While the $9.53 billion all-stock deal creates the world's largest trader of equities, it's the chance to exp and the combined entity's presence in derivatives markets that held the real appeal, according to most observers.
Under the terms of the deal, Deutsche Boerse shareholders will control 60% of the new company, with NYSE shareholders owning 40%. One Deutsche Boerse share will be exchanged for one share of the new company's stock, while each share of NYSE Euronext will be swapped for 0.47 share of new company stock, The Wall Street Journal reported.
When the deal is completed, Deutsche Boerse will own a company that may generate more than 50% of its earnings from options and futures by 2013, Ed Ditmire, an analyst at Macquarie Group Ltd. in New York, told Bloomberg News.
Earnings from those instruments will top $462 million by 2013, based on analyst estimates compiled by Bloomberg.
The derivatives business of both firms would then be worth $24.7 billion by itself, 5.7% more than the market capitalizations of both companies combined before the two trading giants announced they were talking this week.
"The main reason that this deal occurred is that the market is moving towards the derivatives," Matt McCormick, a money manager at Cincinnati-based Bahl & Gaynor Inc., which oversees about $3.2 billion, told Bloomberg. "It's not because they want real estate on Wall Street."
Derivatives are a contract between two parties used to hedge risks or speculate. They can be based on an underlying asset such as stocks, bonds, currencies or commodities. They can also be linked to specific events like changes in interest rates.
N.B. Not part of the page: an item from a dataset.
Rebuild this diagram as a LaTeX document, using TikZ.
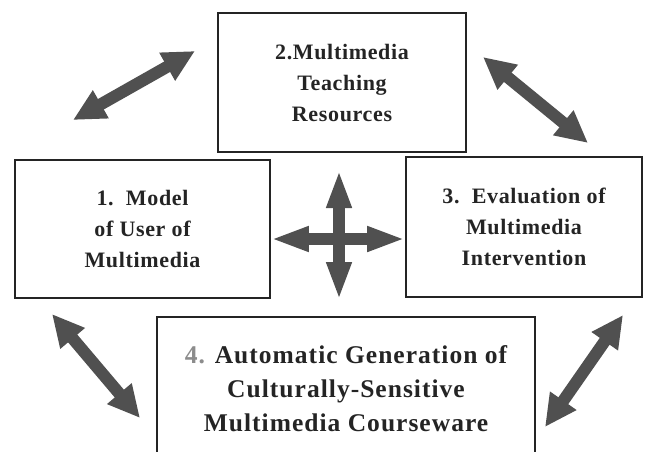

Derivatives have become so valuable to trading venues because they can yield operating margins of as much as 55%. The merger will create the world's largest futures exchange accounting for 40% of the U.S. options market.
By bolstering their profile in the derivatives market, the companies are moving to offset revenue declines in stock trading. Derivatives revenue climbed 14% last year at NYSE Euronext, while cash equities fell 10%, as smaller trading platforms geared toward high-speed automated trading cut into volumes.
NYSE Euronext countered by investing heavily in technology and building data centers in Mahwah, New Jersey, and outside London where customers can house trading systems closer to the physical exchanges to speed transactions.
But fourth-quarter earnings still declined by 20% from 2009, NYSE Euronext reported last week. The company said slumping trading volumes in the United States and Europe and gains by the dollar against the euro hurt its bottom line.
The deal creates an unprecedented exchange powerhouse with more than $20 trillion in annual trading volume and operations in Germany, France, Britain, Amsterdam, Portugal, Belgium, and the United States, according to Reuters.
The companies said the takeover would yield cost reductions of $400 million (300 million euros) a year.
The deal follows a revival of merger activity in global financial exchanges after a period of quiet in the wake of the financial crisis.
International mergers between exchanges often raise hackles among politicians who see them as symbols of national pride and important means of raising capital and other business.
The London Stock Exchange's bid to take over Toronto Stock Exchange operator TMX Group Inc. (PINK: TMXGF) has fanned concerns about foreign ownership in Canada and regulators are sure to closely scrutinize the Deutsche Boerse - NYSE Euronext deal.
Just last week, the Singapore Exchange revised its $7.9 billion bid for Australia's ASX by increasing the number of Australians on the board of directors in an effort to win support from reluctant politicians.
After the deal closes, Deutsche Boerse's Eurex unit and NYSE Euronext's London-based Liffe unit would control more than 90% of European exchange-based futures trading, Reuters reported, raising antitrust questions among regulators.
In the United States, the Department of Justice and Securities and Exchange Commission will have final say on the merger.
Traders who use the exchanges have also expressed concern over the proposed deals, raising fears about a lack of competition.
"Euronext and Deutsche Boerse are still screwing us on fees for clearing, the closing auctions and small and mid-cap trading -- the areas where they still have virtual monopolies," the head of markets at a large European bank - who declined to be named - told Reuters. "A merger is concerning because together they will be more powerful and better placed to protect these monopolies."